Trump and Biden voters live in two different realities. The Biden reality is one where more than a hundred thousand lives can be saved simply by widespread wearing of masks. It is one where the emission of greenhouse gases into the atmosphere is slowly warming the globe. It is one where every vote being counted is a fundamental tenet of democracy.

The Trump reality is deranged. It is one where most of America’s Covid-19 deaths are negligible because the people had preexisting conditions like asthma or obesity – neither of which are fatal conditions. It is one where China has spent decades secretly convincing global academia that climate change is real. It is one where every vote being counted is election theft.

I’m writing from a third reality, as an American in New Zealand. Here, I have the benefit of knowing that mass death due to Covid-19 was not inevitable. I know climate change is real and no serious politician in New Zealand contends otherwise. I expect tomorrow to see the full results of our own election released, after weeks of calmly waiting. Had it been close – as in 2017 – no one would have rushed to declare premature victory.

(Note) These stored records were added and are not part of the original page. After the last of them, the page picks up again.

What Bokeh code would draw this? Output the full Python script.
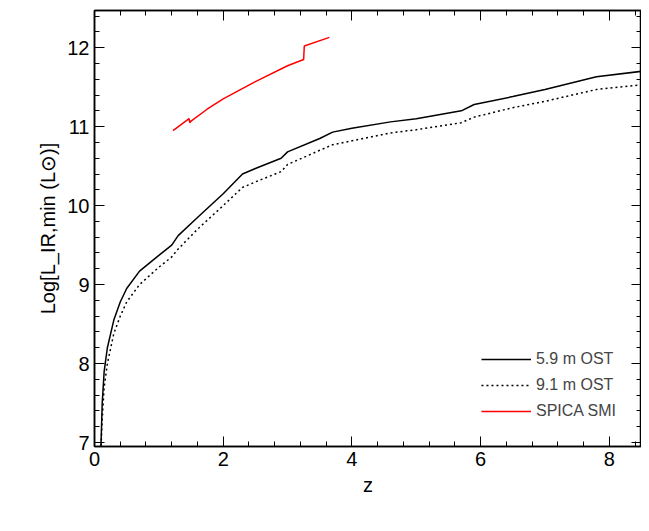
from bokeh.plotting import figure
from bokeh.models import LinearAxis, Range1d, Legend, LegendItem, CustomJSTickFormatter
from bokeh.embed import file_html
from bokeh.resources import INLINE

z_ost = [0.1,0.12,0.15,0.2,0.3,0.4,0.5,0.7,1.0,1.2,1.3,1.6,2.0,2.3,2.5,2.9,3.0,3.5,3.7,4.0,4.6,5.0,5.7,5.9,6.5,7.0,7.8,8.5]
l_59 = [6.95,7.5,7.9,8.2,8.55,8.78,8.95,9.17,9.37,9.5,9.62,9.85,10.15,10.4,10.47,10.6,10.68,10.85,10.93,10.98,11.06,11.1,11.2,11.28,11.38,11.47,11.63,11.7]
l_91 = [6.9,7.3,7.7,8.0,8.38,8.6,8.78,9.0,9.22,9.35,9.45,9.7,10.0,10.23,10.3,10.43,10.52,10.7,10.77,10.82,10.92,10.96,11.05,11.12,11.24,11.32,11.47,11.53]
z_spica = [1.22,1.47,1.48,1.5,1.75,2.0,2.5,3.0,3.25,3.26,3.65]
l_spica = [10.95,11.1,11.05,11.07,11.22,11.35,11.57,11.77,11.85,12.02,12.13]

p = figure(width=641, height=515, output_backend="svg", toolbar_location=None,
           x_range=Range1d(0, 8.5), y_range=Range1d(6.95, 12.47),
           background_fill_color="white", border_fill_color="white")
p.grid.visible = False
p.outline_line_color = "black"
p.outline_line_width = 1.5
p.min_border_left = 94
p.min_border_bottom = 69
p.min_border_top = 10
p.min_border_right = 0

for ax in p.axis:
    ax.major_label_text_font_size = "15pt"
    ax.major_label_text_font = "Liberation Sans"
    ax.major_label_text_color = "black"
    ax.major_tick_in = 10; ax.major_tick_out = 0
    ax.minor_tick_in = 5; ax.minor_tick_out = 0
    ax.axis_line_width = 1.5
    ax.axis_label_text_font_size = "15pt"
    ax.axis_label_text_font_style = "normal"
    ax.axis_label_text_font = "Liberation Sans"
    ax.axis_label_text_color = "black"
p.xaxis.axis_label = "z"
p.yaxis.axis_label = "Log[L_IR,min (L⊙)]"
p.xaxis.ticker.desired_num_ticks = 5
p.xaxis.ticker.num_minor_ticks = 5
p.yaxis.ticker.num_minor_ticks = 5

for loc in ("right", "above"):
    a = LinearAxis(formatter=CustomJSTickFormatter(code="return ''"), major_tick_in=10, major_tick_out=0,
                   minor_tick_in=5, minor_tick_out=0, axis_line_width=1.5, major_label_standoff=0)
    a.ticker.num_minor_ticks = 5
    p.add_layout(a, loc)

r1 = p.line(z_ost, l_59, line_color="black", line_width=1.5)
r2 = p.line(z_ost, l_91, line_color="black", line_width=1.5, line_dash="2 3")
r3 = p.line(z_spica, l_spica, line_color="red", line_width=1.5)

leg = Legend(items=[LegendItem(label="5.9 m OST", renderers=[r1]),
                    LegendItem(label="9.1 m OST", renderers=[r2]),
                    LegendItem(label="SPICA SMI", renderers=[r3])],
             location="bottom_right", border_line_color=None, background_fill_alpha=0,
             label_text_font_size="12pt", label_text_font="Liberation Sans",
             glyph_width=50, spacing=6, margin=25)
p.add_layout(leg)

open("out.html", "w").write(file_html(p, INLINE))
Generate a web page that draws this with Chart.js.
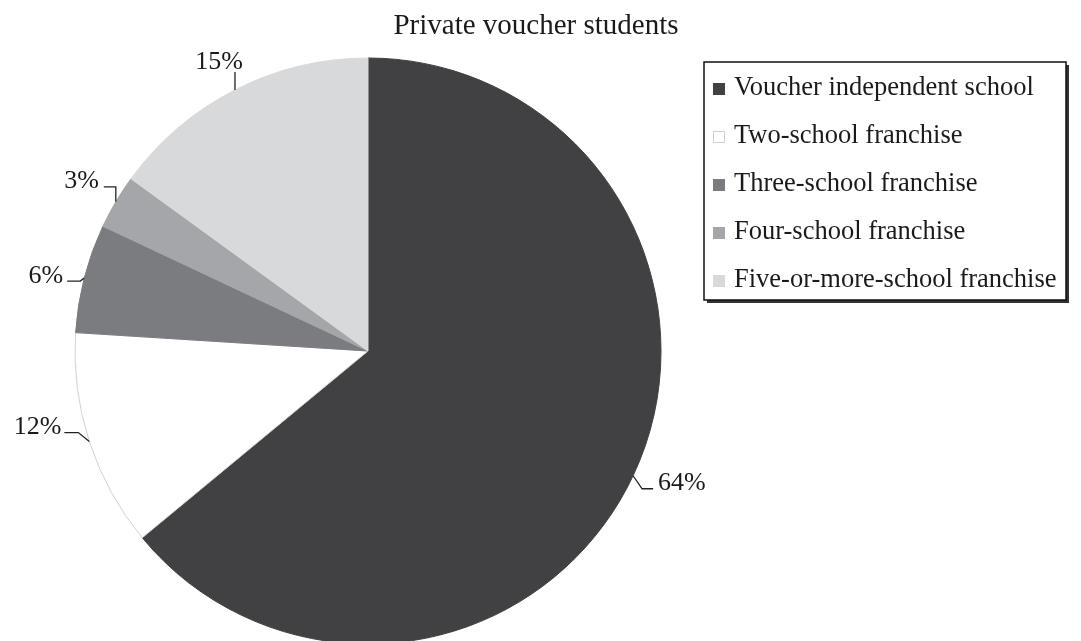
<!DOCTYPE html>
<html>
<head>
<meta charset="utf-8">
<script src="https://cdn.jsdelivr.net/npm/chart.js@4.4.0/dist/chart.umd.min.js"></script>
<style>
  html, body { margin: 0; padding: 0; background: #fff; overflow: hidden; }
  #wrap { position: relative; width: 1081px; height: 702px; }
</style>
</head>
<body>
<div id="wrap"><canvas id="pie" width="1081" height="702"></canvas></div>
<script>
const chartTitle = 'Private voucher students';
const categories = [
  'Voucher independent school',
  'Two-school franchise',
  'Three-school franchise',
  'Four-school franchise',
  'Five-or-more-school franchise'
];
const shares = [64, 12, 6, 3, 15];
const sliceColors = ['#414143', '#ffffff', '#7b7c80', '#a5a6aa', '#d8d9db'];
const edgeColors = ['#414143', '#d2d2d2', '#7b7c80', '#a5a6aa', '#d8d9db'];

const serif = '"Liberation Serif", "DejaVu Serif", serif';

// leader line shape per slice: elbow offset from the rim, horizontal run, text gap, baseline shift
const leaderStyle = [
  { ex: 9, ey: 13, run: 11, gap: 5, base: 1 },
  { ex: -11, ey: -9, run: -14, gap: -3, base: 1 },
  { ex: -4, ey: 3, run: -13, gap: -4, base: 2 },
  { ex: 0, ey: -15, run: -12, gap: -5, base: 1 },
  { ex: 0, ey: -18, run: 0, gap: -16, base: -3 }
];

const leaderLabels = {
  id: 'leaderLabels',
  afterDatasetsDraw(chart) {
    const ctx = chart.ctx;
    const arcs = chart.getDatasetMeta(0).data;
    ctx.save();
    ctx.font = '26px ' + serif;
    ctx.fillStyle = '#1a1a1a';
    ctx.strokeStyle = '#222';
    ctx.lineWidth = 1.3;
    ctx.textBaseline = 'alphabetic';
    arcs.forEach((arc, i) => {
      const st = leaderStyle[i];
      const mid = (arc.startAngle + arc.endAngle) / 2;
      const x0 = arc.x + Math.cos(mid) * arc.outerRadius;
      const y0 = arc.y + Math.sin(mid) * arc.outerRadius;
      const x1 = x0 + st.ex, y1 = y0 + st.ey;
      const x2 = x1 + st.run;
      ctx.beginPath();
      ctx.moveTo(x0, y0);
      ctx.lineTo(x1, y1);
      if (st.run !== 0) ctx.lineTo(x2, y1);
      ctx.stroke();
      const text = shares[i] + '%';
      if (st.run === 0) {
        ctx.textAlign = 'center';
      } else {
        ctx.textAlign = st.run > 0 ? 'left' : 'right';
      }
      ctx.fillText(text, x2 + st.gap, y1 + st.base);
    });
    ctx.restore();
  }
};

// title and boxed legend on the right
const sideBits = {
  id: 'sideBits',
  afterDraw(chart) {
    const ctx = chart.ctx;
    ctx.save();
    ctx.font = '29px ' + serif;
    ctx.fillStyle = '#1a1a1a';
    ctx.textAlign = 'center';
    ctx.textBaseline = 'alphabetic';
    ctx.fillText(chartTitle, 536, 34);

    const bx = 704, by = 62, bw = 362, bh = 238;
    ctx.fillStyle = '#333';
    ctx.fillRect(bx + 3, by + 3, bw, bh);
    ctx.fillStyle = '#fff';
    ctx.fillRect(bx, by, bw, bh);
    ctx.strokeStyle = '#111';
    ctx.lineWidth = 1.5;
    ctx.strokeRect(bx, by, bw, bh);

    ctx.font = '26.5px ' + serif;
    ctx.textAlign = 'left';
    ctx.textBaseline = 'middle';
    categories.forEach((name, i) => {
      const cy = 88 + i * 48;
      ctx.fillStyle = sliceColors[i];
      ctx.fillRect(713, cy - 5, 12, 12);
      if (i === 1) {
        ctx.strokeStyle = '#d0d0d0';
        ctx.lineWidth = 1;
        ctx.strokeRect(713.5, cy - 4.5, 11, 11);
      }
      ctx.fillStyle = '#1a1a1a';
      ctx.fillText(name, 734, cy);
    });
    ctx.restore();
  }
};

new Chart(document.getElementById('pie'), {
  type: 'pie',
  data: {
    labels: categories,
    datasets: [{
      data: shares,
      backgroundColor: sliceColors,
      borderColor: edgeColors,
      borderWidth: 1
    }]
  },
  options: {
    responsive: false,
    animation: false,
    radius: 293,
    layout: { padding: { left: 0, right: 345, top: 0, bottom: 0 } },
    plugins: {
      legend: { display: false },
      tooltip: { enabled: false }
    }
  },
  plugins: [leaderLabels, sideBits]
});
</script>
</body>
</html>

The Biden reality is one where more than a hundred thousand lives can be saved simply by widespread wearing of masks, Marc Daalder writes. Photo: Getty Images.

On Wednesday evening, New Zealand time, Trump claimed he had won the election. That was prior to any news network in the country – not even his loyal lapdogs at Fox News – calling enough states for Trump to reach the 270 electoral college votes needed to be president. He pledged to seize control of the country via an unelected Supreme Court populated by three of his handpicked politically-aligned judges.

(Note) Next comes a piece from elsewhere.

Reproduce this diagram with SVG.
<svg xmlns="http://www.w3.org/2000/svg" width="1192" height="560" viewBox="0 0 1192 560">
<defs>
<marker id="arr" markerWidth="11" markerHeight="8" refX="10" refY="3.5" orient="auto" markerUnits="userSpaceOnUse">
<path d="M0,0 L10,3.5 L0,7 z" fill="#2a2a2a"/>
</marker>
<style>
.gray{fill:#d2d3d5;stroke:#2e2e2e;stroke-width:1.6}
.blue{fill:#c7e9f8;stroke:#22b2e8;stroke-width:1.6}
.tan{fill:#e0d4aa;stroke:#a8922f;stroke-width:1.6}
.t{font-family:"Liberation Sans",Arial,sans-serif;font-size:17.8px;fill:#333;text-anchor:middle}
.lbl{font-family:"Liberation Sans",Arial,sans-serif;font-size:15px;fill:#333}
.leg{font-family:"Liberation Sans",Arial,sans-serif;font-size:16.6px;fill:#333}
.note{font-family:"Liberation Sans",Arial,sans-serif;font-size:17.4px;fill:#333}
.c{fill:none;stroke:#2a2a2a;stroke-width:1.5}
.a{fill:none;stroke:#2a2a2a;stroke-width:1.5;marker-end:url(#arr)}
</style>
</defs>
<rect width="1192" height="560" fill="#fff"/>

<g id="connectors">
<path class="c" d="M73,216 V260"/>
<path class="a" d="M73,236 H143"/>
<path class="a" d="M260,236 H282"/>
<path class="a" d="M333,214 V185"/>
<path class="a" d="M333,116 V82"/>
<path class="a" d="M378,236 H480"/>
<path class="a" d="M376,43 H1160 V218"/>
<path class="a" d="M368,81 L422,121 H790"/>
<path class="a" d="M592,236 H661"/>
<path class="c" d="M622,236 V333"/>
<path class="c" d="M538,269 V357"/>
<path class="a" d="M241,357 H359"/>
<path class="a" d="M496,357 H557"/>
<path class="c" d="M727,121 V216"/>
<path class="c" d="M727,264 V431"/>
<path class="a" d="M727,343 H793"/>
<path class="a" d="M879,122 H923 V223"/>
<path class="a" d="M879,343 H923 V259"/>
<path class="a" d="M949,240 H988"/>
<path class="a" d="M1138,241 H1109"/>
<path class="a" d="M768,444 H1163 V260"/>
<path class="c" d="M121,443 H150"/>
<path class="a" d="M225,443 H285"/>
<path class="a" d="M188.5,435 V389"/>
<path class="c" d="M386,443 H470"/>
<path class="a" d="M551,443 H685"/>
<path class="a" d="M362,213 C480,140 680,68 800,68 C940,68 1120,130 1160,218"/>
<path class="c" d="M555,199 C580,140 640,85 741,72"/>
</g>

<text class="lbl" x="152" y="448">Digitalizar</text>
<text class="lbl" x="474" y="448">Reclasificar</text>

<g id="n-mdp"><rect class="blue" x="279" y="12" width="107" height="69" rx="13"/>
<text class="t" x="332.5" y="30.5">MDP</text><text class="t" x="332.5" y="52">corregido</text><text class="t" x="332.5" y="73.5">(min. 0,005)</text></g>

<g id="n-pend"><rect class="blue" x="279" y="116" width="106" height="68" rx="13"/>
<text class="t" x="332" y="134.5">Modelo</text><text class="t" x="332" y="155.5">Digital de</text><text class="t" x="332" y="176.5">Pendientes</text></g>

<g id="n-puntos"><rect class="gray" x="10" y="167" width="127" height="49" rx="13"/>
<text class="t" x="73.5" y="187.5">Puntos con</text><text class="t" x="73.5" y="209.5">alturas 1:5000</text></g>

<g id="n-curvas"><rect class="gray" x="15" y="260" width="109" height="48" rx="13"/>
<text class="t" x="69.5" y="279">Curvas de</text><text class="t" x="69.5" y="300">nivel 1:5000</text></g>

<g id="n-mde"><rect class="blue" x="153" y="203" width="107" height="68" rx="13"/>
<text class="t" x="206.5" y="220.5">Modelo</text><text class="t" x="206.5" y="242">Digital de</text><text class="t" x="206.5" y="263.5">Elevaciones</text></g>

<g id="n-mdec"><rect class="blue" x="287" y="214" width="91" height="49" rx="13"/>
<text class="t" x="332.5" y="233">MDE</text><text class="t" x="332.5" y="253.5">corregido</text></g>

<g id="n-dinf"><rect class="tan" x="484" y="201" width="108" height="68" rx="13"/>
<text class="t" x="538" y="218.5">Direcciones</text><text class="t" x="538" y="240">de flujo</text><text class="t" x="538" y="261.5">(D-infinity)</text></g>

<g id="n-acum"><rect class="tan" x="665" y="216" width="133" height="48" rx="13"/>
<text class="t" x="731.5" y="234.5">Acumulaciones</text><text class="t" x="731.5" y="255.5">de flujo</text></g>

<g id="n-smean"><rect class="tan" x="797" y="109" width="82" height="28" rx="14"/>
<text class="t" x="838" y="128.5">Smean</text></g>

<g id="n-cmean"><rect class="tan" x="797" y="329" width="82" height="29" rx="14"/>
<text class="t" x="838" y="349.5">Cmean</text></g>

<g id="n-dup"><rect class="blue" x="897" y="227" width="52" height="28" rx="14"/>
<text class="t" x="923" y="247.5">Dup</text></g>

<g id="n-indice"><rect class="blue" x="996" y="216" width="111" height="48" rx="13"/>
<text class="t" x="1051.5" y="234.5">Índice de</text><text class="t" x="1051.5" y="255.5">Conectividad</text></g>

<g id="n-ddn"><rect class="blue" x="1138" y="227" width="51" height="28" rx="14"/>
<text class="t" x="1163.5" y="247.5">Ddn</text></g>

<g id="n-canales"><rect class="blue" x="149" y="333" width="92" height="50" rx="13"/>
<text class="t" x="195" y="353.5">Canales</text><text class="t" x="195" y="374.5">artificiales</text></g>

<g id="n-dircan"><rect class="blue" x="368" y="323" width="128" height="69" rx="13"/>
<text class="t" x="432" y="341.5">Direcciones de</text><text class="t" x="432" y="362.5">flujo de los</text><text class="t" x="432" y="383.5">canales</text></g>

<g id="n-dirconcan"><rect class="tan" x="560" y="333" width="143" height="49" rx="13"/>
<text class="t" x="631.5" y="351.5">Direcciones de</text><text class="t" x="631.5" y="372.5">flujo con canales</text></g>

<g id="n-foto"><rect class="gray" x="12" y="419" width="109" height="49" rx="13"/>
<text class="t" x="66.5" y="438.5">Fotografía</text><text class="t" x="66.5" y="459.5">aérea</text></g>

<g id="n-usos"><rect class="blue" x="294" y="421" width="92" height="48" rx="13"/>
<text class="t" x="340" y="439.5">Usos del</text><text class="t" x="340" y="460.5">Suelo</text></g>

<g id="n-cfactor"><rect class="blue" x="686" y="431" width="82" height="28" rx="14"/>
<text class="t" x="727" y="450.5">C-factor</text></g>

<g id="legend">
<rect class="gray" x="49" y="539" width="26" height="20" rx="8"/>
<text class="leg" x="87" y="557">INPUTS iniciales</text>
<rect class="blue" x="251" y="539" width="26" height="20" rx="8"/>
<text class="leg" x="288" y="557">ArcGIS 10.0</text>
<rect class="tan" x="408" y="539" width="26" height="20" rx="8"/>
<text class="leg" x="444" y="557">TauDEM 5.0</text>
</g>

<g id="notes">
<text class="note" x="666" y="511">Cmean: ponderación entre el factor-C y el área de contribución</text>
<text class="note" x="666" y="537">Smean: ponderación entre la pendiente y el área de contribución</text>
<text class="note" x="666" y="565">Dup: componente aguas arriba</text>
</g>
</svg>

None of this is a surprise. Trump himself, in the days leading up to the election, said his lawyers were preparing to wage legal opposition to the democratic will of the people. Despite this, some 64 million (and counting) lodged their ballots for him.

If Joe Biden wins, the task before him will be enormous. Not only will he have to pull a nation back from the brink of authoritarianism, he will have to grapple with the impact of the coronavirus pandemic – which could kill 500,000 by February 28 – and work to repair these deep divisions.

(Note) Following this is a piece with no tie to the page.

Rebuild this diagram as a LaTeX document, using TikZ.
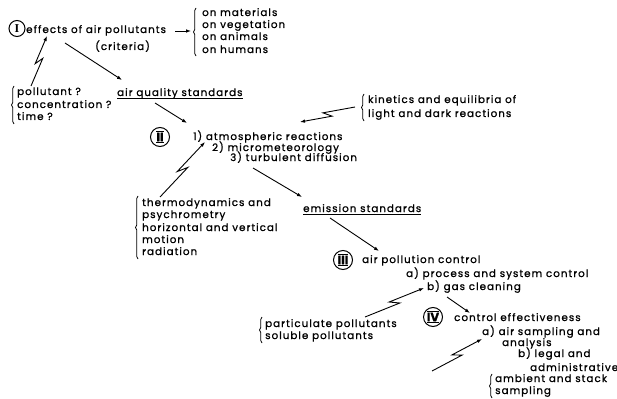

I don’t want to predict what will happen if Donald Trump wins. When he won in 2016, it felt like the end of the world, but I rationally understood that the United States has built up democratic rules and conventions over more than two centuries to limit the authoritarian impulses of any would-be officeholders.

My cautious optimism that much of the country would remain unchanged in four years’ time is clearly incorrect.

CNN’s Jake Tapper said that no one was trying to steal the election. Unfortunately, that isn’t true. One person is attempting to steal the election: Donald Trump.

Over the 45 months since Trump became president, we have witnessed a conservative hijacking of the judiciary, white supremacists rallying in the streets with their leader’s blessing, the erosion of environmental protections, blatant nepotism and corruption, attempts to delegitimise American elections, encouragement to the president’s supporters to vote twice, musing that the president might remain in office for life, the mass killing via neglect of 233,000 Americans and the dismantling of longstanding democratic norms.

I have no clue what Donald Trump would use his power to do in the next four years – or longer.

Whether he has that opportunity depends not just on the wishes of the American public, but also on whether he can get his desire to stop votes from being counted or convince the Supreme Court to overturn the result.

As Trump began tweeting that “they are trying to STEAL the Election”, American news media raced to dispel this false notion.

CNN’s Jake Tapper said that no one was trying to steal the election. Unfortunately, that isn’t true. One person is attempting to steal the election: Donald Trump.